Basic Frictional Forces/Gravity Question

[Seinfeld4]

Homework Statement

An elevator containing three passengers (with a mass of 72kg, 84kg, and 35kg, respectively) has a combined mass of 1030kg. The cable attached to the elevator exerts an upward force of 12 000N, but friction opposing the motion of the elevator is 1400N.

a) Calculate the net acceleration of the elevator and its passengers.

I started by calculating F(net).

F(net) = 12 000N - (Ff + Fg)
F(net) = 12 000N - (1400N + (1030kg * 9.80m/s^2))
F(net) = 506N

Now, to calculate net acceleration:

a(net) = F(net) / m
a(net) = 506N / 1030kg
a(net) = 0.49m/s^2

Is that correct? That seems realistic for an elevator (I think).

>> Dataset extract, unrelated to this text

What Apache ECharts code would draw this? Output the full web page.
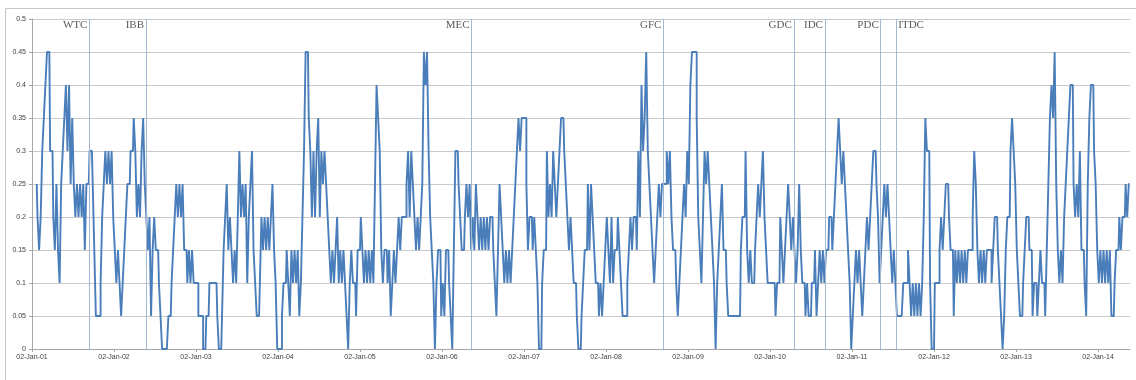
<!DOCTYPE html>
<html><head><meta charset="utf-8">
<script src="https://cdn.jsdelivr.net/npm/echarts/dist/echarts.min.js"></script>
<style>html,body{margin:0;padding:0;background:#fff;}#c{width:1136px;height:380px;}</style>
</head><body><div id="c"></div>
<script>
// weekly readings (52 per year, week index k -> year + k/52)
const y2001 = [null,null,null,0.25,0.2,0.15,0.2,0.3,0.35,0.4,0.45,0.45,0.3,0.3,0.2,0.15,0.25,0.15,0.1,0.25,0.3,0.35,0.4,0.3,0.4,0.25,0.35,0.25,0.2,0.25,0.2,0.25,0.2,0.25,0.15,0.25,0.25,0.3,0.3,0.25,0.15,0.05,0.05,0.05,0.1,0.2,0.25,0.3,0.25,0.3,0.25,0.3];
const y2002 = [0.2,0.15,0.1,0.15,0.1,0.05,0.1,0.15,0.2,0.25,0.25,0.3,0.3,0.35,0.3,0.2,0.25,0.2,0.3,0.35,0.25,0.2,0.15,0.2,0.05,0.15,0.2,0.15,0.15,0.1,0.05,0,0,0,0,0.05,0.05,0.1,0.15,0.2,0.25,0.2,0.25,0.2,0.25,0.15,0.15,0.1,0.15,0.1,0.15,0.1];
const y2003 = [0.1,0.1,0.05,0.05,0.05,0,0,0.05,0.05,0.1,0.1,0.1,0.1,0.1,0.05,0,0,0.05,0.15,0.2,0.25,0.15,0.2,0.15,0.1,0.15,0.1,0.2,0.3,0.2,0.25,0.2,0.25,0.1,0.2,0.25,0.3,0.15,0.1,0.05,0.05,0.1,0.2,0.15,0.2,0.15,0.2,0.15,0.2,0.25,0.15,0.1];
const y2004 = [0,0,0,0.05,0.1,0.1,0.15,0.1,0.05,0.15,0.1,0.15,0.1,0.15,0.05,0.1,0.2,0.3,0.45,0.45,0.35,0.3,0.2,0.3,0.2,0.3,0.35,0.2,0.3,0.25,0.3,0.25,0.2,0.15,0.1,0.15,0.1,0.15,0.2,0.1,0.15,0.1,0.15,0.1,0.05,0,0.1,0.15,0.1,0.1,0.05,0.15];
const y2005 = [0.15,0.2,0.15,0.1,0.15,0.1,0.15,0.1,0.15,0.1,0.25,0.4,0.35,0.3,0.15,0.1,0.15,0.15,0.1,0.15,0.05,0.1,0.15,0.1,0.15,0.2,0.15,0.2,0.2,0.2,0.25,0.3,0.2,0.3,0.25,0.2,0.15,0.2,0.15,0.2,0.25,0.45,0.4,0.45,0.3,0.2,0.15,0.1,0,0.1,0.15,0.15];
const y2006 = [0.05,0.1,0.05,0.15,0.15,0.1,0.05,0,0.15,0.3,0.3,0.25,0.2,0.15,0.15,0.2,0.25,0.2,0.25,0.15,0.2,0.15,0.25,0.2,0.15,0.2,0.15,0.2,0.15,0.2,0.15,0.2,0.2,0.15,0.1,0.05,0.15,0.25,0.2,0.15,0.1,0.15,0.1,0.15,0.1,0.15,0.2,0.25,0.3,0.35,0.3,0.35];
const y2007 = [0.35,0.35,0.25,0.15,0.2,0.2,0.15,0.2,0.15,0.1,0,0,0.1,0.15,0.15,0.3,0.2,0.25,0.2,0.3,0.25,0.2,0.25,0.3,0.35,0.35,0.3,0.25,0.2,0.15,0.2,0.15,0.1,0.1,0.05,0,0,0.05,0.1,0.15,0.15,0.25,0.15,0.25,0.2,0.15,0.1,0.1,0.05,0.1,0.05,0.1];
const y2008 = [0.15,0.2,0.15,0.1,0.2,0.1,0.15,0.15,0.2,0.15,0.1,0.05,0.05,0.05,0.1,0.15,0.2,0.15,0.2,0.2,0.15,0.3,0.2,0.4,0.3,0.35,0.45,0.3,0.25,0.2,0.15,0.1,0.15,0.2,0.25,0.2,0.25,0.25,0.25,0.3,0.25,0.3,0.2,0.15,0.15,0.1,0.05,0.1,0.15,0.2,0.25,0.2];
const y2009 = [0.3,0.25,0.4,0.45,0.45,0.45,0.35,0.2,0.15,0.1,0.2,0.3,0.25,0.3,0.25,0.2,0.15,0.1,0,0.1,0.15,0.2,0.25,0.15,0.15,0.1,0.05,0.05,0.05,0.05,0.05,0.05,0.05,0.05,0.15,0.2,0.2,0.3,0.15,0.1,0.15,0.1,0.1,0.15,0.2,0.25,0.2,0.25,0.3,0.2,0.15,0.1];
const y2010 = [0.1,0.1,0.1,0.1,0.05,0.1,0.1,0.2,0.15,0.1,0.15,0.2,0.25,0.2,0.15,0.2,0.15,0.1,0.15,0.25,0.15,0.1,0.1,0.05,0.1,0.05,0.05,0.1,0.1,0.15,0.05,0.1,0.15,0.1,0.15,0.1,0.15,0.15,0.2,0.2,0.15,0.2,0.25,0.3,0.35,0.3,0.25,0.3,0.25,0.2,0.15,0.1];
const y2011 = [0,0.05,0.1,0.15,0.1,0.15,0.1,0.05,0.1,0.15,0.2,0.15,0.2,0.25,0.3,0.3,0.25,0.2,0.1,0.15,0.2,0.25,0.2,0.25,0.2,0.15,0.1,0.15,0.1,0.05,0.05,0.05,0.05,0.1,0.1,0.1,0.15,0.1,0.05,0.1,0.05,0.1,0.05,0.1,0.05,0.1,0.2,0.35,0.3,0.3,0.1,0];
const y2012 = [0,0.1,0.1,0.1,0.15,0.2,0.15,0.2,0.25,0.25,0.2,0.15,0.15,0.05,0.15,0.1,0.15,0.1,0.15,0.1,0.15,0.1,0.15,0.15,0.15,0.2,0.3,0.25,0.15,0.1,0.15,0.1,0.15,0.1,0.15,0.15,0.15,0.1,0.15,0.2,0.2,0.15,0.1,0.05,0,0.05,0.15,0.2,0.2,0.3,0.35,0.3];
const y2013 = [0.25,0.15,0.1,0.05,0.05,0.1,0.15,0.2,0.2,0.15,0.15,0.05,0.1,0.1,0.05,0.1,0.15,0.1,0.1,0.05,0.15,0.25,0.35,0.4,0.35,0.45,0.25,0.15,0.1,0.15,0.1,0.2,0.25,0.3,0.35,0.4,0.4,0.25,0.2,0.25,0.2,0.3,0.15,0.15,0.1,0.05,0.25,0.35,0.4,0.4,0.3,0.25];
const y2014 = [0.15,0.1,0.15,0.1,0.15,0.1,0.15,0.1,0.15,0.05,0.05,0.1,0.15,0.15,0.2,0.15,0.2,0.2,0.25,0.2,0.25];

const years = [2001,2002,2003,2004,2005,2006,2007,2008,2009,2010,2011,2012,2013,2014];
const yearValues = [y2001,y2002,y2003,y2004,y2005,y2006,y2007,y2008,y2009,y2010,y2011,y2012,y2013,y2014];

// event markers (year fraction)
const eventNames = ['WTC','IBB','MEC','GFC','GDC','IDC','PDC','ITDC'];
const eventDates = [2001.70, 2002.39, 2006.36, 2008.70, 2010.29, 2010.67, 2011.35, 2011.54];

// y ticks
const yMin = 0, yMax = 0.5, yStep = 0.05;

const seriesData = [];
years.forEach((yr, i) => {
  yearValues[i].forEach((v, k) => { if (v !== null) seriesData.push([yr + k / 52, v]); });
});

const chart = echarts.init(document.getElementById('c'), null, {renderer: 'canvas'});
chart.setOption({
  animation: false,
  backgroundColor: '#ffffff',
  graphic: [{
    type: 'polyline', silent: true,
    shape: {points: [[5.5, 380], [5.5, 8.5], [1136, 8.5]]},
    style: {stroke: '#c6c6c6', lineWidth: 1, fill: null}
  }],
  grid: {left: 32, right: 6, top: 19, bottom: 31},
  xAxis: {
    type: 'value', min: 2001, max: 2014.39, interval: 1,
    axisLine: {lineStyle: {color: '#a6a6a6'}},
    axisTick: {length: 3, lineStyle: {color: '#a6a6a6'}},
    axisLabel: {
      fontFamily: 'Liberation Sans', fontSize: 7, color: '#404040', margin: 5,
      showMaxLabel: false,
      formatter: v => Math.abs(v - Math.round(v)) < 1e-6 ? '02-Jan-' + String(Math.round(v) % 100).padStart(2, '0') : ''
    },
    splitLine: {show: false}
  },
  yAxis: {
    type: 'value', min: yMin, max: yMax, interval: yStep,
    axisLine: {show: true, lineStyle: {color: '#a6a6a6'}},
    axisTick: {show: true, length: 3, lineStyle: {color: '#a6a6a6'}},
    axisLabel: {fontFamily: 'Liberation Sans', fontSize: 7, color: '#404040', margin: 6,
      formatter: v => String(+v.toFixed(2))},
    splitLine: {lineStyle: {color: '#c9c9c9', width: 1}}
  },
  series: [
    {
      type: 'line', data: seriesData, symbol: 'none', z: 3, step: 'middle',
      lineStyle: {color: '#4a7ebb', width: 1.9}
    },
    {
      type: 'scatter', symbolSize: 0, z: 4, silent: true,
      data: eventNames.map((n, i) => ({
        name: n, value: [eventDates[i], yMax],
        label: {position: n === 'ITDC' ? 'right' : 'left'}
      })),
      label: {show: true, formatter: '{b}', fontFamily: 'Liberation Serif', fontSize: 11,
        color: '#303030', distance: 2, offset: [0, 6]},
      markLine: {
        silent: true, symbol: ['none', 'none'], label: {show: false},
        lineStyle: {color: '#a3b9d1', width: 1, type: 'solid'},
        data: eventDates.map(d => ({xAxis: d}))
      }
    }
  ]
});
</script></body></html>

b) Calculate the force normal acting on the 35kg passenger.

Fn = mg - ma
Fn = (35kg)(9.80m/s^2) - (35kg)(0.49m/s^2)
Fn = 325.85N

Am I doing this properly so far?

c) What velocity will the elevator have 12 seconds after the passengers have entered the elevator?

v = a * t
v = 0.49m/s^2 * 12s
v = 5.88m/s

Can anybody verify if this is correct? It would be much appreciated!

 

[SteamKing]

You are standing in an elevator when the door closes and the elevator starts to go up. Do you feel heavier or lighter when the elevator car starts to move?

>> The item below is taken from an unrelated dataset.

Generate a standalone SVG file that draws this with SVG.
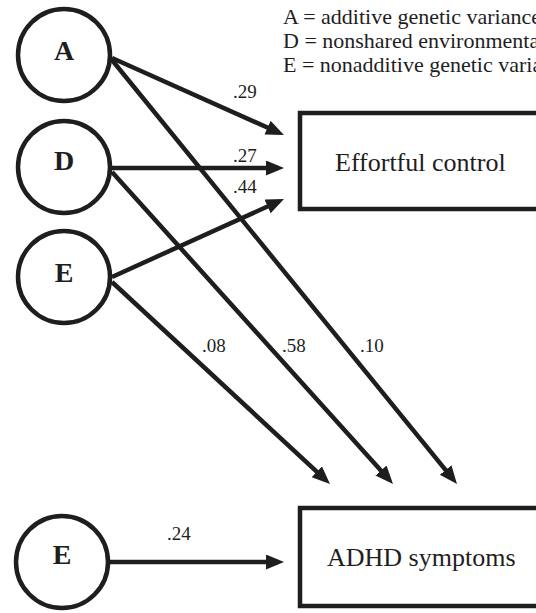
<svg xmlns="http://www.w3.org/2000/svg" width="536" height="613" viewBox="0 0 536 613">
<style>
.c{fill:#fff;stroke:#1e1e1e;stroke-width:4.5}
.b{fill:#fff;stroke:#1e1e1e;stroke-width:4.5}
.l{font-family:"Liberation Serif","Times New Roman",serif;font-weight:bold;font-size:28px;fill:#1e1e1e;text-anchor:middle}
.t{font-family:"Liberation Serif","Times New Roman",serif;font-size:26px;fill:#1e1e1e}
.n{font-family:"Liberation Serif","Times New Roman",serif;font-size:19px;fill:#1e1e1e}
.g{font-family:"Liberation Serif","Times New Roman",serif;font-size:22px;fill:#1e1e1e}
.e{stroke:#1e1e1e;stroke-width:4.5;fill:none;marker-end:url(#ah)}
</style>
<defs>
<marker id="ah" markerUnits="userSpaceOnUse" markerWidth="20" markerHeight="16" refX="12" refY="7.5" orient="auto">
<path d="M0,0 L18,7.5 L0,15 z" fill="#1e1e1e"/>
</marker>
</defs>
<g id="legend">
<text class="g" x="283" y="24">A = additive genetic variance</text>
<text class="g" x="283" y="48">D = nonshared environmental</text>
<text class="g" x="283" y="72">E = nonadditive genetic variance</text>
</g>
<g id="connectors">
<path class="e" d="M112,58 L278.5,132.5"/>
<path class="e" d="M112,168 L278,168"/>
<path class="e" d="M112,277 L278.5,201.5"/>
<path class="e" d="M112,60 L453.2,479.3"/>
<path class="e" d="M112,172 L389,479.5"/>
<path class="e" d="M112,282 L325.6,479.9"/>
<path class="e" d="M110,562 L278,562"/>
<text class="n" x="233" y="98">.29</text>
<text class="n" x="233" y="162">.27</text>
<text class="n" x="233" y="193">.44</text>
<text class="n" x="202" y="352">.08</text>
<text class="n" x="282" y="352">.58</text>
<text class="n" x="360" y="352">.10</text>
<text class="n" x="167" y="540">.24</text>
</g>
<g id="nodeA"><circle class="c" cx="64" cy="55" r="46"/><text class="l" x="64" y="60">A</text></g>
<g id="nodeD"><circle class="c" cx="64" cy="167" r="46"/><text class="l" x="64" y="170">D</text></g>
<g id="nodeE"><circle class="c" cx="64" cy="277" r="46"/><text class="l" x="64" y="282">E</text></g>
<g id="nodeE2"><circle class="c" cx="62" cy="562" r="46"/><text class="l" x="62" y="564">E</text></g>
<g id="effortful"><rect class="b" x="300" y="113" width="260" height="96"/><text class="t" x="335" y="171">Effortful control</text></g>
<g id="adhd"><rect class="b" x="300" y="508" width="260" height="98"/><text class="t" x="327" y="566">ADHD symptoms</text></g>
</svg>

You are in an elevator at the top of a building when the elevator cable suddenly snaps and the elevator starts to fall. When the fall starts, do you feel heavier or lighter?

 

[Seinfeld4]

So...I didn't do it properly then?

I know that you feel heavier when the elevator begins to ascend, and you feel lighter when the elevator begins to descend.

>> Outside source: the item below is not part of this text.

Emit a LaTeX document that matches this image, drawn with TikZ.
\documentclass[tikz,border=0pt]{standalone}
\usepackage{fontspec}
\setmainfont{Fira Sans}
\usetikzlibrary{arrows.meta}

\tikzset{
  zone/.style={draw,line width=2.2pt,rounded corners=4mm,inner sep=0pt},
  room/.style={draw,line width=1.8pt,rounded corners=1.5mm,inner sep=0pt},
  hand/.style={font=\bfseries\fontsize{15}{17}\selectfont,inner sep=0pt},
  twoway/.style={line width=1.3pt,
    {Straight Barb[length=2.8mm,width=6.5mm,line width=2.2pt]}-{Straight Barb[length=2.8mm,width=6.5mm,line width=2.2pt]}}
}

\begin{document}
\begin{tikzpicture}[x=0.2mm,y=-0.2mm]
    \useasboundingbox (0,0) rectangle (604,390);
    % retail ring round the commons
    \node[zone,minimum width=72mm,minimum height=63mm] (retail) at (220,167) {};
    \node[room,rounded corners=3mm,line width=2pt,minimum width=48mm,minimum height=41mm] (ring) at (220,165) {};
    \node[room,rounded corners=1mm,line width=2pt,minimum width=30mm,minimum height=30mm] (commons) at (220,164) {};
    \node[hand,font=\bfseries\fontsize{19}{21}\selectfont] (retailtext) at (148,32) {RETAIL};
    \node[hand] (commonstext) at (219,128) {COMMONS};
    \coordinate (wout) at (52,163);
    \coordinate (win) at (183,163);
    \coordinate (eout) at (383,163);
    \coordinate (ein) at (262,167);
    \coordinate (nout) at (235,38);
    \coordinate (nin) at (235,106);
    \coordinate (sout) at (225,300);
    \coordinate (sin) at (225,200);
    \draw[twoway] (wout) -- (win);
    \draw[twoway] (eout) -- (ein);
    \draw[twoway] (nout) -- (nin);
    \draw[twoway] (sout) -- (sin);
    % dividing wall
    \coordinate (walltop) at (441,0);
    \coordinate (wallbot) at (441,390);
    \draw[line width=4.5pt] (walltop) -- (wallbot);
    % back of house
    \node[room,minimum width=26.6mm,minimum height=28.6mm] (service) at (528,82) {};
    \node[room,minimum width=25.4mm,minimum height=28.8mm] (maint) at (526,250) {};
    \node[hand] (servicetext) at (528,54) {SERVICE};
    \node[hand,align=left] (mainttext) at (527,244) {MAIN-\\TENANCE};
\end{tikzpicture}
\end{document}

Since the elevator is ascending in this case, should Fn = mg + ma?

Fn = mg + ma
Fn = (35kg)(9.80m/s^2) + (35kg)(0.49m/s^2)
Fn = 360.15N

Is this what you're trying to get at? Sorry, I'm a little lost!

 

[Chi Meson]

That is correct. You are not exactly adding "+a" with "-g." In a classical physics explanations (as opposed to the more correct General Relativity explanation) you can think that the normal force has to do two things--1: balance the weight of the person, then 2: supply additional net force to cause the person's acceleration. This means the normal force, when accelerating up, will be m(g+a) {these values are the magnitudes of the vector quantities}, and when accelerating down (which includes coming to a stop when the elevator arrives at the top ) it's m(g-a) .

 

[Seinfeld4]

Makes sense, thanks a lot!

So I did part a) and c) properly then?

 

[Chi Meson]

It appears so. I don't have my calculator, but the process is correct.